Centipedes are not the same as millipedes (thousand legged). Millipedes are round bodied, have two pairs of legs per body segment, and are vegetarian (they don’t hurt worms). Learn to tell the difference and kick those centipedes out.
If you are a worm composter, you will get fruit flies at some point. They are a pain. Fruit fly eggs often ride into your home on the skin of the lovely fruit you purchase. As the fruit starts to ripen and eventually rot, the eggs hatch and fruit flies emerge.
If they are not controlled immediately, a small fruit fly problem can easily turn into a large fruit fly problem. Take steps to prevent a fruit fly infestation and immediately take action if you start seeing fruit flies. Here is a resource. How to Get Rid of Fruit Flies Fast
Most mites that you find in your worm bin are harmless to your worms and help with decomposition. One species of mite, called earthworm mites, can negatively impact your worm bin. Earthworm mites are reddish brown in color. In a serious earthworm mite infestation, your composting worms may refuse to eat because their food is covered in red mites.

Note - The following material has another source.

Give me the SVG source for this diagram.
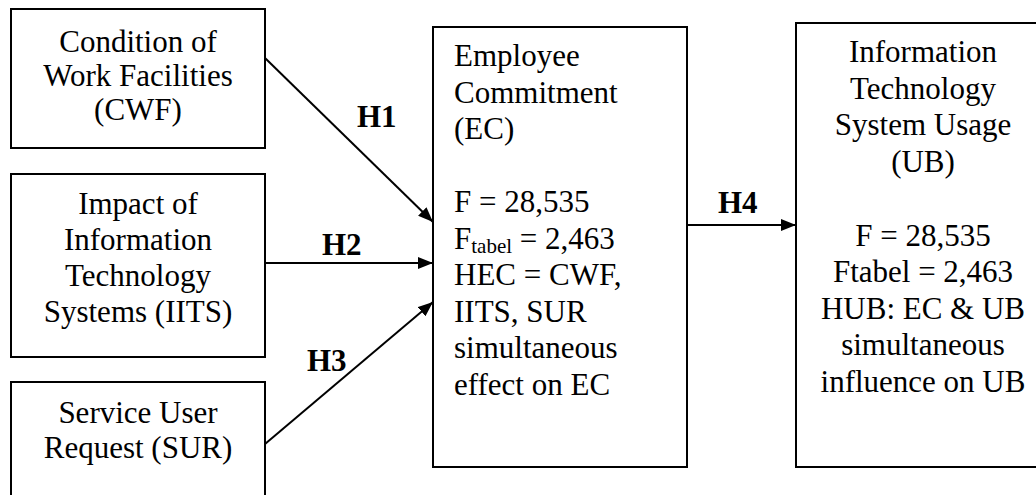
<svg xmlns="http://www.w3.org/2000/svg" width="1036" height="495" viewBox="0 0 1036 495">
<style>
.box{fill:#fff;stroke:#000;stroke-width:2}
.t{font-family:"Liberation Serif","Times New Roman",serif;font-size:31px;fill:#000}
.c{text-anchor:middle}
.b{font-weight:bold}
.sub{font-size:21px}
.con{stroke:#000;stroke-width:2;fill:none;marker-end:url(#arr)}
</style>
<defs>
<marker id="arr" markerUnits="userSpaceOnUse" markerWidth="16" markerHeight="12" refX="15" refY="6" orient="auto">
<path d="M0,0 L15,6 L0,12 z" fill="#000"/>
</marker>
</defs>
<rect width="1036" height="495" fill="#fff"/>
<g id="node-cwf">
<rect class="box" x="11" y="9" width="254" height="139"/>
<text class="t c" x="138" y="52">Condition of</text>
<text class="t c" x="138" y="86">Work Facilities</text>
<text class="t c" x="138" y="120">(CWF)</text>
</g>
<g id="node-iits">
<rect class="box" x="11" y="174" width="254" height="183"/>
<text class="t c" x="138" y="214">Impact of</text>
<text class="t c" x="138" y="250">Information</text>
<text class="t c" x="138" y="286">Technology</text>
<text class="t c" x="138" y="322">Systems (IITS)</text>
</g>
<g id="node-sur">
<rect class="box" x="11" y="382" width="254" height="130"/>
<text class="t c" x="138" y="423">Service User</text>
<text class="t c" x="138" y="458">Request (SUR)</text>
</g>
<g id="node-ec">
<rect class="box" x="433" y="27" width="254" height="440"/>
<text class="t" x="454" y="66">Employee</text>
<text class="t" x="454" y="102.5">Commitment</text>
<text class="t" x="454" y="139">(EC)</text>
<text class="t" x="454" y="212">F = 28,535</text>
<text class="t" x="454" y="248.5">F<tspan class="sub" dy="4">tabel</tspan><tspan dy="-4"> = 2,463</tspan></text>
<text class="t" x="454" y="285">HEC = CWF,</text>
<text class="t" x="454" y="321.5">IITS, SUR</text>
<text class="t" x="454" y="358">simultaneous</text>
<text class="t" x="454" y="394.5">effect on EC</text>
</g>
<g id="node-ub">
<rect class="box" x="796" y="23" width="260" height="444"/>
<text class="t c" x="923" y="62">Information</text>
<text class="t c" x="923" y="98.5">Technology</text>
<text class="t c" x="923" y="135">System Usage</text>
<text class="t c" x="923" y="171.5">(UB)</text>
<text class="t c" x="923" y="245.5">F = 28,535</text>
<text class="t c" x="923" y="282">Ftabel = 2,463</text>
<text class="t c" x="923" y="318.5">HUB: EC &amp; UB</text>
<text class="t c" x="923" y="355">simultaneous</text>
<text class="t c" x="923" y="392">influence on UB</text>
</g>
<g id="connectors">
<line class="con" x1="265" y1="58" x2="433" y2="222"/>
<line class="con" x1="265" y1="263" x2="433" y2="263"/>
<line class="con" x1="265" y1="444" x2="433" y2="302"/>
<line class="con" x1="687" y1="225" x2="796" y2="225"/>
<text class="t b" x="357" y="127">H1</text>
<text class="t b" x="322" y="255">H2</text>
<text class="t b" x="307" y="371">H3</text>
<text class="t b" x="718" y="213">H4</text>
</g>
</svg>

If this happens to you, remove and destroy any food scraps that are visibly covered in red mites. If you want to get rid of even more you can set up a trap for this with some bread soaked in milk. Leave the bread in the bin overnight and then remove it along with any earthworm mites that have accumulated. Infestations to the point of slowing down or stopping worm feeding are rare.
Ants have never been a problem in my indoor worm bins. I have had lots of ants in my larger outdoor worm composting systems. An ant infestation is usually a sign that your worm bin bedding is too dry. Add some water with a spray bottle or watering can. If that doesn’t work try sprinkling ground cinnamon wherever the ants are. Ants hate cinnamon. Don’t use a poison to get rid of ants because that will hurt your worms.
Nobody wants roaches in their worm bin and I have found them to be rare. The presence of roaches in your worm bin depends a lot on the presence of roaches in your house. Roaches can also be a signal that your worm bin bedding is too dry. Try adding some water with a spray bottle.
Also, be sure to bury your food scraps well as roaches are attracted to food left out. If you need to, set up a few roach bait traps outside your worm bin. Do not put roach traps inside your worm bin as they can damage your worms.
Most spiders are generally harmless to worms but they are unpleasant for the human worm farmer. For that reason, I would remove any spiders that you find in your worm bin.
A healthy worm composting bin is its own ecosystem. Of course it will have lots of composting worms but it will also include lots of other bugs and insects. Most of the other critters you will find in your worm bin are harmless to your worms and to you as the worm farmer. But, there are a few that are harmful. When you find any of these pests you need to deal with them so that your composting worms don’t suffer. Your job as the worm farmer is to know the difference between the good organisms and the harmful ones.